C.M. Quel est le message que tu cherches à faire passer dans ton livre Gazhell ?
V.B. J’ai envie que les filles qui lisent mes textes soient émoustillées tant dans l’âme que dans le corps. Et aussi pouvoir leur dire que j’aimerais pouvoir bénéficier comme les autres de leur tendresse et de leur érotisme. J’ai envie de complicité et de respect. Je ne suis pas pour la seule consommation. J’aimerais tellement m’endormir dans les bras d’une jolie jeune femme. Et pour finir, j’aimerais qu’elles aient un choc, celui de comprendre enfin que l’amant idéal qu’elles convoitent n’est pas forcément celui qu’elles pensent l’être. Qu’elles se rendent compte que l’habit ne fait pas le moine et que chacun mérite d’être aimé. Et que même pour une nuit, derrière cent cinquante kilos de carcasse, il y a un coeur sensible capable d’aimer et qui peut être écorché. On m’a jeté un sortilège dès mon berceau ; comme dans l’histoire de La Belle au bois dormant, j’attends qu’un doux et tendre baiser me réveille. Je ne peux pas conjuguer argent et affinités, pour moi ce sont des choses qui ne se tarifent pas. C’est seulement un droit humain.

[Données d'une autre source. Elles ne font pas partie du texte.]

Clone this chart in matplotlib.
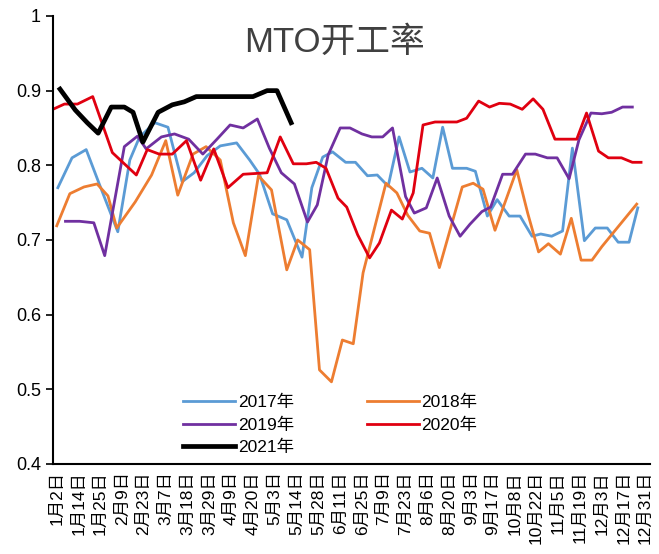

C.M. Une référence à ton ouvrage précédent ?
V.B. Dans Cieux FM j’ai voulu attaquer l’indécence et l’impolitesse de la jeune génération, et l’absurdité de la culture contemporaine aux idéaux matérialistes. Mais à la suite de la parution de l’ouvrage, j’ai quand même eu droit à des menaces de mort et un stress permanent. Et ça a aussi contribué à dénaturer et corrompre ma vision des femmes.
C.M. À l’inverse du Portrait de Dorian Gray, d’Oscar Wilde, le coeur de Vincent force l’admiration.
Ces propos ont été recueils dans le domicile de Catherine Meylan en Suisse, auteur des calligraphies illustrant Cieux FM, et Gazhell.